[START OF Recorded data]
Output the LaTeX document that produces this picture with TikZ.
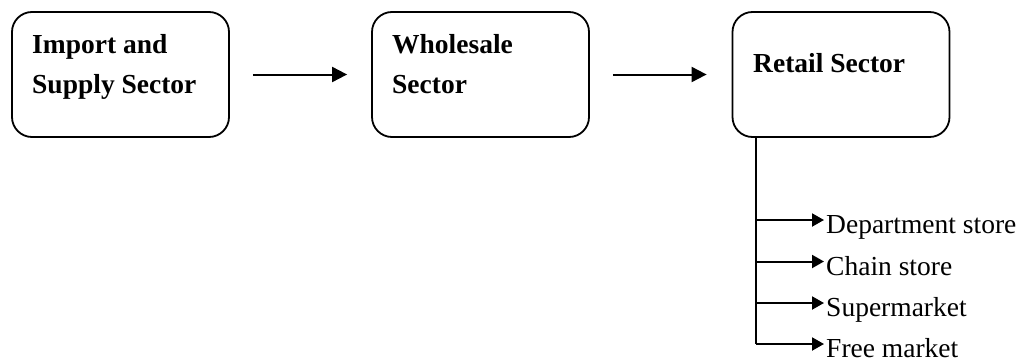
\documentclass[tikz,border=0pt]{standalone}
\usepackage{fontspec}
\setmainfont{Liberation Serif}
\usetikzlibrary{arrows.meta}
\tikzset{
  sector/.style={draw, line width=1.8pt, rounded corners=20pt, minimum width=217pt, minimum height=125pt, inner sep=0pt},
  sectortext/.style={anchor=north west, inner sep=0pt, align=left, font=\fontsize{27.5}{40}\selectfont\bfseries},
  shop/.style={anchor=base west, inner sep=0pt, font=\fontsize{27.5}{33}\selectfont},
  flow/.style={line width=2pt, -{Triangle[length=15pt,width=15pt]}},
  branch/.style={line width=2pt, -{Triangle[length=12pt,width=13pt]}},
}
\begin{document}
\begin{tikzpicture}[x=1pt,y=1pt,yscale=-1,xscale=1]
                \useasboundingbox (0,0) rectangle (1022,361);
                % the three sectors
                \node [sector] (import) at (120.5,74.5) {};
                \node [sector] (wholesale) at (480.5,74.5) {};
                \node [sector] (retail) at (841,74.5) {};
                \node [sectortext] (importtxt) at (32,34.5) {Import and\\Supply Sector};
                \node [sectortext] (wholesaletxt) at (392,34.5) {Wholesale\\Sector};
                \node [sectortext, anchor=base west] (retailtxt) at (753,73) {Retail Sector};
                \draw [flow] ([xshift=23pt]import.east) -- ([xshift=-24pt]wholesale.west);
                \draw [flow] ([xshift=23pt]wholesale.east) -- ([xshift=-25pt]retail.west);
                % kinds of retail
                \node [shop] (dept) at (826,233.5) {Department store};
                \node [shop] (chain) at (826,275) {Chain store};
                \node [shop] (super) at (826,316.5) {Supermarket};
                \node [shop] (free) at (826,357) {Free market};
                \coordinate (trunk) at ([xshift=24pt]retail.south west);
                \coordinate (depttip) at (824,220);
                \coordinate (chaintip) at (824,261.5);
                \coordinate (supertip) at (824,303);
                \coordinate (freetip) at (824,344);
                \draw [line width=2pt] (trunk) -- (freetip -| trunk);
                \draw [branch] (depttip -| trunk) -- (depttip);
                \draw [branch] (chaintip -| trunk) -- (chaintip);
                \draw [branch] (supertip -| trunk) -- (supertip);
                \draw [branch] (freetip -| trunk) -- (freetip);
            \end{tikzpicture}
\end{document}
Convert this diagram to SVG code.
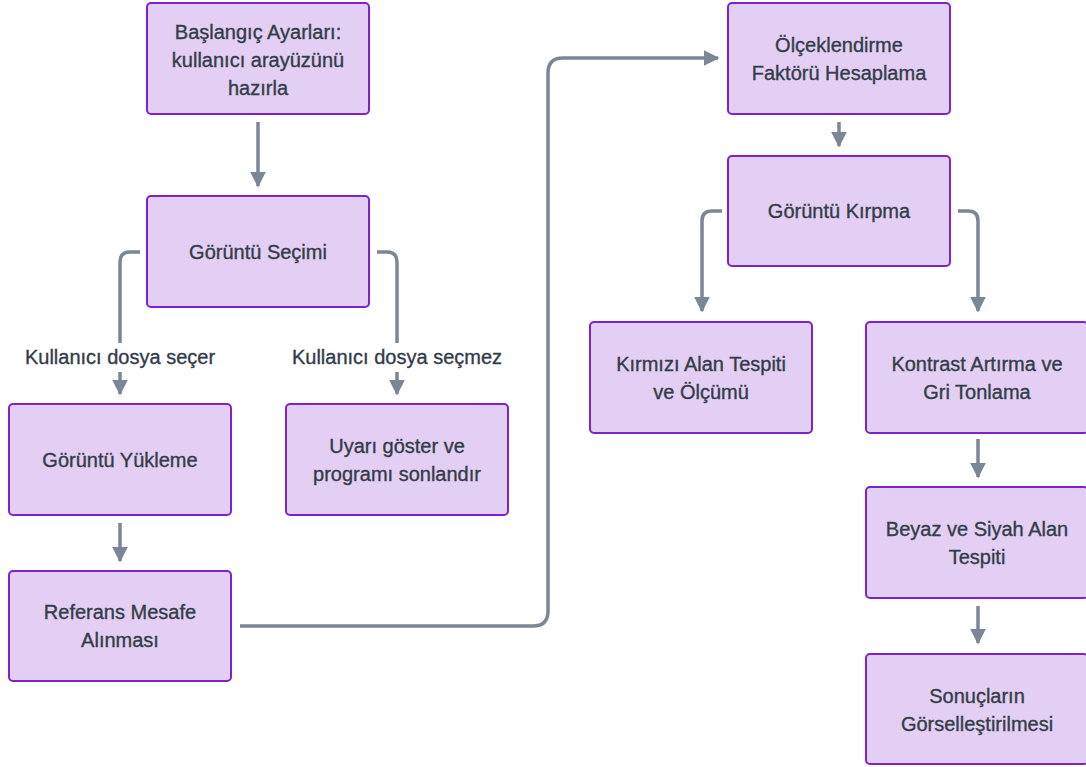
<svg xmlns="http://www.w3.org/2000/svg" width="1086" height="767" viewBox="0 0 1086 767">
<style>
.box{fill:#e3cff3;stroke:#7e22ce;stroke-width:2}
.t{font-family:"Liberation Sans",Arial,sans-serif;font-size:20px;fill:#333c49;stroke:#333c49;stroke-width:0.35;text-anchor:middle}
.c{fill:none;stroke:#7b8794;stroke-width:3.5}
</style>
<defs>
<marker id="ah" viewBox="0 0 10 10" refX="9" refY="5" markerWidth="4.6" markerHeight="4.6" markerUnits="strokeWidth" orient="auto">
<path d="M0,0 L10,5 L0,10 Z" fill="#7b8794"/>
</marker>
</defs>
<g id="connectors">
<path class="c" d="M258,122 V186" marker-end="url(#ah)"/>
<path class="c" d="M140,252 H130 Q120,252 120,262 V343"/>
<path class="c" d="M120,372 V394" marker-end="url(#ah)"/>
<path class="c" d="M377,252 H387 Q397,252 397,262 V343"/>
<path class="c" d="M397,372 V394" marker-end="url(#ah)"/>
<path class="c" d="M120,523 V561" marker-end="url(#ah)"/>
<path class="c" d="M240,626 H533 Q548,626 548,611 V73 Q548,58 563,58 H718" marker-end="url(#ah)"/>
<path class="c" d="M839,122 V146" marker-end="url(#ah)"/>
<path class="c" d="M722,211 H712 Q702,211 702,221 V311" marker-end="url(#ah)"/>
<path class="c" d="M958,211 H968 Q978,211 978,221 V311" marker-end="url(#ah)"/>
<path class="c" d="M978,439 V477" marker-end="url(#ah)"/>
<path class="c" d="M978,606 V643" marker-end="url(#ah)"/>
</g>
<g id="labels">
<text class="t" x="120" y="364">Kullanıcı dosya seçer</text>
<text class="t" x="397" y="364">Kullanıcı dosya seçmez</text>
</g>
<g id="n1"><rect class="box" x="147" y="3" width="222" height="111" rx="4"/>
<text class="t" x="258" y="39">Başlangıç Ayarları:</text>
<text class="t" x="258" y="67">kullanıcı arayüzünü</text>
<text class="t" x="258" y="95">hazırla</text></g>
<g id="n2"><rect class="box" x="147" y="196" width="222" height="111" rx="4"/>
<text class="t" x="258" y="259">Görüntü Seçimi</text></g>
<g id="n3"><rect class="box" x="9" y="404" width="222" height="111" rx="4"/>
<text class="t" x="120" y="467">Görüntü Yükleme</text></g>
<g id="n4"><rect class="box" x="286" y="404" width="222" height="111" rx="4"/>
<text class="t" x="397" y="453">Uyarı göster ve</text>
<text class="t" x="397" y="481">programı sonlandır</text></g>
<g id="n5"><rect class="box" x="9" y="571" width="222" height="110" rx="4"/>
<text class="t" x="120" y="619">Referans Mesafe</text>
<text class="t" x="120" y="647">Alınması</text></g>
<g id="n6"><rect class="box" x="728" y="3" width="222" height="111" rx="4"/>
<text class="t" x="839" y="52">Ölçeklendirme</text>
<text class="t" x="839" y="80">Faktörü Hesaplama</text></g>
<g id="n7"><rect class="box" x="728" y="156" width="222" height="110" rx="4"/>
<text class="t" x="839" y="218">Görüntü Kırpma</text></g>
<g id="n8"><rect class="box" x="590" y="322" width="222" height="111" rx="4"/>
<text class="t" x="701" y="371">Kırmızı Alan Tespiti</text>
<text class="t" x="701" y="399">ve Ölçümü</text></g>
<g id="n9"><rect class="box" x="866" y="322" width="222" height="111" rx="4"/>
<text class="t" x="977" y="371">Kontrast Artırma ve</text>
<text class="t" x="977" y="399">Gri Tonlama</text></g>
<g id="n10"><rect class="box" x="866" y="487" width="222" height="111" rx="4"/>
<text class="t" x="977" y="536">Beyaz ve Siyah Alan</text>
<text class="t" x="977" y="564">Tespiti</text></g>
<g id="n11"><rect class="box" x="866" y="654" width="222" height="110" rx="4"/>
<text class="t" x="977" y="703">Sonuçların</text>
<text class="t" x="977" y="731">Görselleştirilmesi</text></g>
</svg>
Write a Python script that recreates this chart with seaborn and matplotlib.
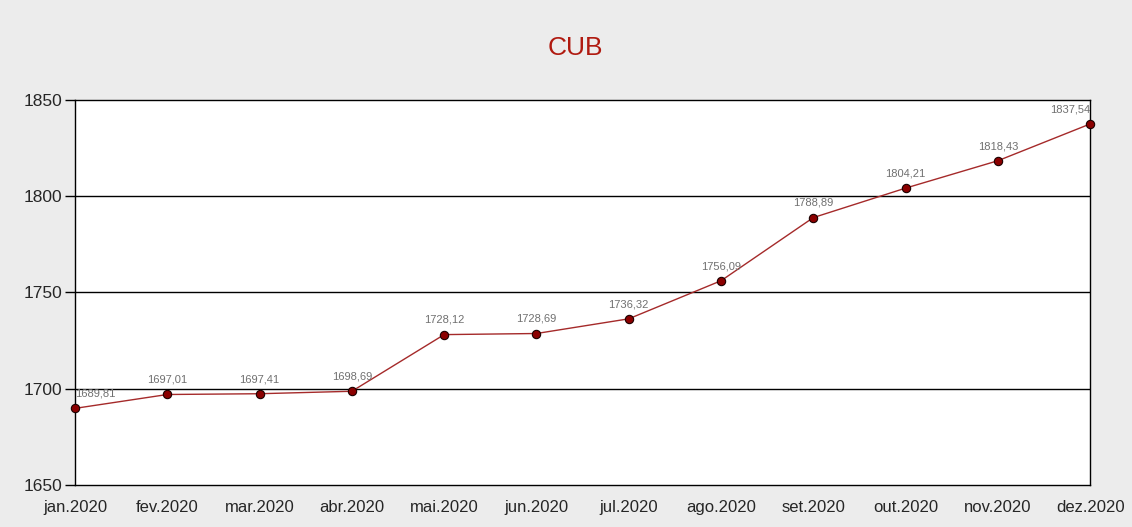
import numpy as np
import pandas as pd
import seaborn as sns
import matplotlib.pyplot as plt

# Data
months = ['jan.2020', 'fev.2020', 'mar.2020', 'abr.2020', 'mai.2020', 'jun.2020',
          'jul.2020', 'ago.2020', 'set.2020', 'out.2020', 'nov.2020', 'dez.2020']
cub = [1689.81, 1697.01, 1697.41, 1698.69, 1728.12, 1728.69,
       1736.32, 1756.09, 1788.89, 1804.21, 1818.43, 1837.54]

df = pd.DataFrame({'pos': np.arange(len(months)), 'cub': cub})

sns.set_style('white')
plt.rcParams['font.family'] = ['Liberation Sans', 'DejaVu Sans']

fig = plt.figure(figsize=(11.32, 5.27), dpi=100, facecolor='#ececec')
ax = fig.add_axes([0.0663, 0.0797, 0.8967, 0.7306])
ax.set_facecolor('white')

line_color = '#a52a2a'
sns.lineplot(data=df, x='pos', y='cub', ax=ax, color=line_color, linewidth=1,
             marker='o', markersize=6, markerfacecolor='#8b0000',
             markeredgecolor='#1a0000', markeredgewidth=0.8, zorder=5, clip_on=False)

# horizontal grid lines
for y in [1700, 1750, 1800]:
    ax.axhline(y, color='black', linewidth=1, zorder=1)

ax.set_xlim(0, len(months) - 1)
ax.set_ylim(1650, 1850)
ax.set_yticks([1650, 1700, 1750, 1800, 1850])
ax.set_xticks(df['pos'])
ax.set_xticklabels(months)
ax.tick_params(axis='y', length=7, width=1, color='black', labelsize=12.5, direction='out', left=True, pad=2)
ax.tick_params(axis='x', length=0, labelsize=12, pad=11)
ax.set_xlabel('')
ax.set_ylabel('')
for s in ax.spines.values():
    s.set_color('black')
    s.set_linewidth(1)

# value labels
for i, v in enumerate(cub):
    lbl = f'{v:.2f}'.replace('.', ',')
    ha = 'center'
    if i == 0:
        ha = 'left'
    elif i == len(cub) - 1:
        ha = 'right'
    ax.annotate(lbl, (i, v), xytext=(0, 7), textcoords='offset points',
                ha=ha, va='bottom', fontsize=8, color='#707070', zorder=6)

fig.text(0.508, 0.909, 'CUB', ha='center', va='center', fontsize=19, color='#b01a10')

fig.savefig('out.png', dpi=100, facecolor=fig.get_facecolor())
[END OF Recorded data]
What is asked — Give again, exactly as written, only the lines that start at the one with "Write a Python" and end at the one with "import matplotlib.pyplot as plt", both included. Skip any pictures.

Solution for this task —
Write a Python script that recreates this chart with seaborn and matplotlib.
import numpy as np
import pandas as pd
import seaborn as sns
import matplotlib.pyplot as plt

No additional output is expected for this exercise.